The first episode of the new Talking Finals was at 10:00 pm and following episodes were at 9:00 pm. The first episode was broadcast on Tuesday 5 September 2023 and Talking Finals ended on Tuesday 26 September 2023. No confirmation from 7 Upfronts if Talking Footy/Finals will return, speculating due to low ratings the show will be axed.

On 22 February 2024, it was confirmed by Seven that Talking Footy was returning in 2024, for the 2024 AFL season. James Brayshaw would host the program with Tim Watson, Trent Cotchin and Joel Selwood all appearing as panellists and Mitch Cleary providing sports breaking news, trade updates and team updates. The revival program premiered on 6 March 2024.

In November 2024, Talking Footy was cancelled yet again with Seven replacing the show with The Agenda Setters, a show in the same vein hosted by Craig Hutchison, Kane Cornes and Nick Riewoldt with Hutchison and Cornes being brought in from the Nine Network show Footy Classified, a show that was considered a rival show of Talking Footy from its 2013 relaunch onwards.

== Previous presenters and panellists ==
- Bruce McAvaney (1994–1998, 2001–2002)
- Tim Lane (1999)
- Gerard Healy (2000)
- Luke Darcy (2014–2020)

==Parodies==
In 2005, comedian Andrew Startin appeared on the rival Nine Network with a send-up of the show on The Footy Show.
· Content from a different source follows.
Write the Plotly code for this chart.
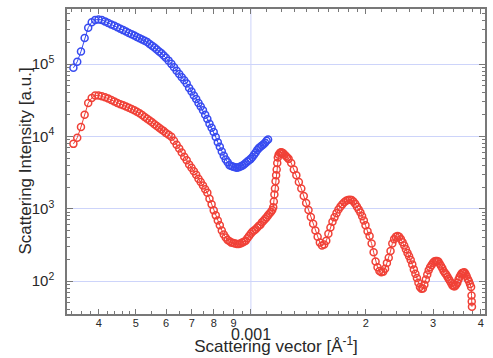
import math
import plotly.graph_objects as go

# ---------------- data ----------------
# shared low-q grid [1/Angstrom]
q_low = [
    3.43e-4, 3.51e-4, 3.59e-4, 3.67e-4, 3.75e-4, 3.83e-4, 3.91e-4, 3.99e-4, 4.07e-4, 4.15e-4,
    4.23e-4, 4.31e-4, 4.39e-4, 4.47e-4, 4.55e-4, 4.63e-4, 4.71e-4, 4.79e-4, 4.87e-4, 4.95e-4,
    5.03e-4, 5.11e-4, 5.19e-4, 5.27e-4, 5.35e-4, 5.43e-4, 5.51e-4, 5.59e-4, 5.67e-4, 5.75e-4,
    5.83e-4, 5.91e-4, 5.99e-4,
    6.09e-4, 6.19e-4, 6.29e-4, 6.39e-4, 6.49e-4, 6.59e-4, 6.69e-4, 6.79e-4, 6.89e-4, 6.99e-4,
    7.09e-4, 7.19e-4, 7.29e-4, 7.39e-4, 7.49e-4, 7.59e-4, 7.69e-4, 7.79e-4, 7.89e-4, 7.99e-4,
    8.09e-4, 8.19e-4, 8.29e-4, 8.39e-4, 8.49e-4, 8.59e-4, 8.69e-4, 8.79e-4, 8.89e-4, 8.99e-4,
    9.09e-4, 9.19e-4, 9.29e-4, 9.39e-4, 9.49e-4, 9.59e-4, 9.69e-4, 9.79e-4, 9.89e-4, 9.99e-4,
    1.009e-3, 1.019e-3, 1.029e-3, 1.039e-3, 1.049e-3, 1.059e-3, 1.069e-3, 1.079e-3, 1.089e-3,
    1.099e-3, 1.109e-3,
]

blue_I = [
    8.9e4, 1.08e5, 1.5e5, 2.3e5, 3.2e5, 3.8e5, 4.1e5, 4.15e5, 4.1e5, 3.91e5,
    3.72e5, 3.55e5, 3.39e5, 3.24e5, 3.1e5, 2.96e5, 2.83e5, 2.71e5, 2.6e5, 2.49e5,
    2.38e5, 2.29e5, 2.2e5, 2.11e5, 2.02e5, 1.9e5, 1.8e5, 1.7e5, 1.6e5, 1.5e5,
    1.42e5, 1.32e5, 1.23e5,
    1.12e5, 1.01e5, 9.1e4, 8.1e4, 7.3e4, 6.6e4, 6.0e4, 5.4e4, 4.7e4, 4.2e4,
    3.7e4, 3.3e4, 2.9e4, 2.6e4, 2.3e4, 2.0e4, 1.74e4, 1.5e4, 1.32e4, 1.15e4,
    9.8e3, 8.3e3, 7.2e3, 6.2e3, 5.4e3, 4.8e3, 4.4e3, 4.0e3, 3.9e3, 3.8e3,
    3.75e3, 3.7e3, 3.75e3, 3.85e3, 3.95e3, 4.1e3, 4.3e3, 4.5e3, 4.7e3, 4.9e3,
    5.2e3, 5.6e3, 6.0e3, 6.5e3, 6.9e3, 7.2e3, 7.5e3, 7.8e3, 8.2e3,
    8.7e3, 9.1e3,
]

red_I_low = [
    7.9e3, 9.6e3, 1.35e4, 2.0e4, 2.9e4, 3.4e4, 3.7e4, 3.7e4, 3.6e4, 3.5e4,
    3.35e4, 3.2e4, 3.05e4, 2.9e4, 2.8e4, 2.7e4, 2.6e4, 2.5e4, 2.4e4, 2.3e4,
    2.2e4, 2.1e4, 1.98e4, 1.86e4, 1.76e4, 1.66e4, 1.57e4, 1.48e4, 1.4e4, 1.32e4,
    1.25e4, 1.19e4, 1.12e4,
    1.06e4, 9.9e3, 8.7e3, 7.7e3, 6.8e3, 6.0e3, 5.25e3, 4.7e3, 4.1e3, 3.7e3,
    3.3e3, 2.95e3, 2.6e3, 2.35e3, 2.1e3, 1.86e3, 1.66e3, 1.38e3, 1.15e3, 9.5e2,
    8.1e2, 6.9e2, 5.9e2, 5.0e2, 4.4e2, 4.0e2, 3.7e2, 3.55e2, 3.4e2, 3.35e2,
    3.3e2, 3.25e2, 3.25e2, 3.3e2, 3.4e2, 3.5e2, 3.6e2, 3.9e2, 4.2e2, 4.5e2,
    4.8e2, 5.0e2, 5.2e2, 5.5e2, 5.8e2, 6.0e2, 6.5e2, 6.8e2, 7.2e2,
    7.6e2, 8.1e2,
]

# red series continues at higher q
q_high = [
    1.119e-3, 1.129e-3, 1.137e-3, 1.144e-3, 1.148e-3, 1.152e-3, 1.156e-3, 1.160e-3, 1.164e-3, 1.168e-3,
    1.172e-3, 1.176e-3, 1.182e-3, 1.190e-3, 1.198e-3, 1.206e-3, 1.215e-3, 1.225e-3, 1.235e-3, 1.245e-3,
    1.255e-3, 1.275e-3, 1.295e-3, 1.315e-3, 1.335e-3, 1.355e-3, 1.375e-3, 1.395e-3, 1.415e-3, 1.435e-3,
    1.455e-3, 1.475e-3, 1.495e-3, 1.515e-3, 1.535e-3, 1.555e-3, 1.575e-3, 1.595e-3, 1.615e-3, 1.635e-3,
    1.655e-3, 1.675e-3, 1.695e-3, 1.715e-3, 1.735e-3, 1.755e-3, 1.775e-3, 1.795e-3, 1.815e-3, 1.835e-3,
    1.855e-3, 1.875e-3, 1.895e-3, 1.915e-3, 1.935e-3, 1.955e-3, 1.975e-3, 1.995e-3,
    2.020e-3, 2.045e-3, 2.070e-3, 2.095e-3, 2.120e-3, 2.145e-3, 2.170e-3, 2.195e-3, 2.220e-3, 2.245e-3,
    2.270e-3, 2.295e-3, 2.320e-3, 2.345e-3, 2.370e-3, 2.395e-3, 2.420e-3, 2.445e-3, 2.470e-3, 2.495e-3,
    2.520e-3, 2.545e-3, 2.570e-3, 2.595e-3, 2.620e-3, 2.645e-3, 2.670e-3, 2.695e-3, 2.720e-3, 2.745e-3,
    2.770e-3, 2.795e-3, 2.820e-3, 2.845e-3, 2.870e-3, 2.895e-3, 2.920e-3, 2.945e-3, 2.970e-3, 2.995e-3,
    3.020e-3, 3.045e-3, 3.070e-3, 3.095e-3, 3.120e-3, 3.145e-3, 3.170e-3, 3.195e-3, 3.220e-3, 3.245e-3,
    3.270e-3, 3.295e-3, 3.320e-3, 3.345e-3, 3.370e-3, 3.395e-3, 3.420e-3, 3.445e-3, 3.470e-3, 3.495e-3,
    3.520e-3, 3.545e-3, 3.570e-3, 3.595e-3, 3.620e-3, 3.645e-3, 3.670e-3, 3.695e-3, 3.720e-3, 3.745e-3,
    3.770e-3, 3.780e-3, 3.785e-3, 3.790e-3,
]

red_I_high = [
    8.6e2, 9.1e2, 9.6e2, 1.05e3, 1.26e3, 1.58e3, 1.9e3, 2.4e3, 2.9e3, 3.5e3,
    4.3e3, 5.1e3, 5.6e3, 5.9e3, 6.05e3, 6.0e3, 5.85e3, 5.6e3, 5.35e3, 5.1e3,
    4.9e3, 4.3e3, 3.5e3, 2.9e3, 2.35e3, 1.9e3, 1.5e3, 1.2e3, 9.6e2, 7.7e2,
    6.2e2, 5.0e2, 4.1e2, 3.4e2, 3.1e2, 3.2e2, 3.6e2, 4.5e2, 5.5e2, 6.6e2,
    7.6e2, 8.7e2, 9.8e2, 1.07e3, 1.15e3, 1.23e3, 1.29e3, 1.32e3, 1.33e3, 1.32e3,
    1.26e3, 1.17e3, 1.07e3, 9.8e2, 8.9e2, 7.9e2, 6.9e2, 5.9e2,
    4.9e2, 4.2e2, 3.3e2, 2.5e2, 1.86e2, 1.55e2, 1.38e2, 1.32e2, 1.35e2, 1.48e2,
    1.78e2, 2.1e2, 2.6e2, 3.3e2, 3.8e2, 4.1e2, 4.2e2, 4.1e2, 3.8e2, 3.45e2,
    3.1e2, 2.75e2, 2.45e2, 2.2e2, 1.95e2, 1.7e2, 1.45e2, 1.26e2, 1.1e2, 95,
    83, 78, 79, 89, 1.05e2, 1.23e2, 1.41e2, 1.55e2, 1.66e2, 1.78e2,
    1.86e2, 1.9e2, 1.9e2, 1.86e2, 1.74e2, 1.62e2, 1.5e2, 1.38e2, 1.29e2, 1.23e2,
    1.15e2, 1.07e2, 1.0e2, 93, 87, 85, 85, 89, 95, 1.05e2,
    1.15e2, 1.23e2, 1.29e2, 1.3e2, 1.32e2, 1.26e2, 1.17e2, 1.07e2, 1.0e2, 91,
    83, 63, 52, 44,
]

# axis ticks
x_tick_vals = [4e-4, 5e-4, 6e-4, 7e-4, 8e-4, 9e-4, 2e-3, 3e-3, 4e-3]
x_tick_text = ["4", "5", "6", "7", "8", "9", "2", "3", "4"]
x_decade_val = 1e-3
x_decade_text = "0.001"
x_minor_vals = [3.4e-4, 3.6e-4, 3.8e-4, 4.2e-4, 4.4e-4, 4.6e-4, 4.8e-4, 5.5e-4, 6.5e-4,
                7.5e-4, 8.5e-4, 9.5e-4, 1.1e-3, 1.2e-3, 1.3e-3, 1.4e-3, 1.5e-3, 1.6e-3,
                1.7e-3, 1.8e-3, 1.9e-3, 2.2e-3, 2.4e-3, 2.6e-3, 2.8e-3, 3.2e-3, 3.4e-3,
                3.6e-3, 3.8e-3]
y_tick_vals = [1e2, 1e3, 1e4, 1e5]
y_tick_text = ["10<sup>2</sup>", "10<sup>3</sup>", "10<sup>4</sup>", "10<sup>5</sup>"]
y_minor_vals = [40, 50, 60, 70, 80, 90,
                200, 300, 400, 500, 600, 700, 800, 900,
                2e3, 3e3, 4e3, 5e3, 6e3, 7e3, 8e3, 9e3,
                2e4, 3e4, 4e4, 5e4, 6e4, 7e4, 8e4, 9e4,
                2e5, 3e5, 4e5, 5e5]
x_limits = [3.30e-4, 4.10e-3]
y_limits = [35, 5.8e5]

# ---------------- styling ----------------
BLUE = "rgb(55,75,240)"
RED = "rgb(240,65,55)"
GRID = "rgb(205,212,250)"
AXIS = "rgb(120,120,120)"
TEXT = "rgb(40,40,40)"
FONT = "Liberation Sans, Arial, sans-serif"

fig = go.Figure()
fig.add_trace(go.Scatter(
    x=q_low, y=blue_I, mode="lines+markers",
    line=dict(color=BLUE, width=1),
    marker=dict(symbol="circle-open", size=7, color=BLUE, line=dict(width=1.5, color=BLUE)),
    showlegend=False,
))
fig.add_trace(go.Scatter(
    x=q_low + q_high, y=red_I_low + red_I_high, mode="lines+markers",
    line=dict(color=RED, width=1),
    marker=dict(symbol="circle-open", size=7, color=RED, line=dict(width=1.5, color=RED)),
    showlegend=False,
))

xr = [math.log10(v) for v in x_limits]
yr = [math.log10(v) for v in y_limits]

# vertical grid line at the decade (shape on a log axis takes data values)
fig.add_shape(type="line", xref="x", yref="paper", x0=x_decade_val, x1=x_decade_val,
              y0=0, y1=1, line=dict(color=GRID, width=1), layer="below")

# decade label sits one row below the digit labels
fig.add_annotation(x=math.log10(x_decade_val), xref="x", y=-0.037, yref="paper",
                   text=x_decade_text, showarrow=False, yanchor="top", xanchor="center",
                   borderpad=0, font=dict(size=16, family=FONT, color=TEXT))

# y-axis title placed as a rotated annotation
fig.add_annotation(x=(25 - 67) / 418, xref="paper", xanchor="center", y=0.5, yref="paper",
                   yanchor="middle", text="Scattering Intensity [a.u.]", textangle=-90,
                   showarrow=False, font=dict(size=17, family=FONT, color=TEXT))

fig.update_layout(
    width=493, height=358,
    margin=dict(l=67, r=8, t=9, b=44),
    paper_bgcolor="white", plot_bgcolor="white",
    font=dict(family=FONT, color=TEXT),
    xaxis=dict(
        type="log", range=xr, tickmode="array", tickvals=x_tick_vals + [x_decade_val],
        ticktext=x_tick_text + [" "],
        ticks="inside", ticklen=5, tickwidth=1, tickcolor=AXIS,
        showline=True, linecolor=AXIS, linewidth=1.5, mirror="allticks",
        showgrid=False, zeroline=False,
        tickfont=dict(size=11, family=FONT), ticklabelstandoff=-2,
        minor=dict(tickmode="array", tickvals=x_minor_vals, ticks="inside", ticklen=3,
                   tickcolor=AXIS, showgrid=False),
        title=dict(text="Scattering vector [Å<sup>-1</sup>]", font=dict(size=17, family=FONT), standoff=12),
        automargin=False,
    ),
    yaxis=dict(
        type="log", range=yr, tickmode="array", tickvals=y_tick_vals, ticktext=y_tick_text,
        ticks="inside", ticklen=6, tickwidth=1, tickcolor=AXIS,
        showline=True, linecolor=AXIS, linewidth=1.5, mirror="allticks",
        showgrid=True, gridcolor=GRID, gridwidth=1, zeroline=False,
        tickfont=dict(size=15, family=FONT), ticklabelstandoff=8,
        minor=dict(tickmode="array", tickvals=y_minor_vals, ticks="inside", ticklen=3,
                   tickcolor=AXIS, showgrid=False),
        automargin=False,
    ),
)

fig.write_html("out.html")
Gary Ayres was sent up with his catchphrase "at the end of the day" and "You've got your Buckleys, your Hirds, your Ricciutos"; Mike Sheahan with "what do you think?"; and Bruce McAvaney with "Special!".

==Theme song==

After using "Monday's Experts" by Weddings, Parties, Anything for 1995 and 1996 and "Everybody's Talkin'" by Harry Nilsson for 1997, the show's theme song was changed to an original composition in 1998.

The lyrics to the song are as follows:
The weekend's come and gone,

As we talk up a storm,

'Bout our team, bout our form,

And how it could be.

But when Monday comes around,

Talk around the town,

It's what happened on the weekend in the footy.
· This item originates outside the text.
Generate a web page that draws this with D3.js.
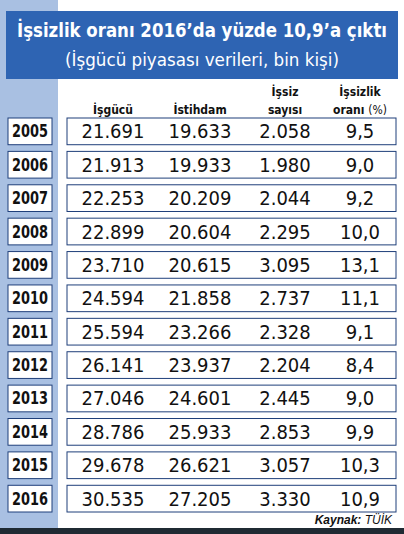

Monday nights, we're Talking Footy.

When the show switched to a Tuesday night timeslot (which led to its demise), the lyrics changed somewhat.

First in 2001 to change the second verse to the following:

And when the new week comes around,

The talk around the town,

Is what happened across the nation in the footy.

Tuesday night, we're Talking Footy.

By 2004, The second verse had changed to the following:

And the new week's come around,

Still we haven't found,

All the answers from the weekend in the footy.

Tuesday night, we're Talking Footy.

The original lyrics were restored for the 2014 relaunch, but only the second verse was used in the first few years of the relaunch. By 2018, it had been reduced to an instrumental version of the song with only the final three lyrics being used at the end. The theme was dropped for the 2023 relaunch.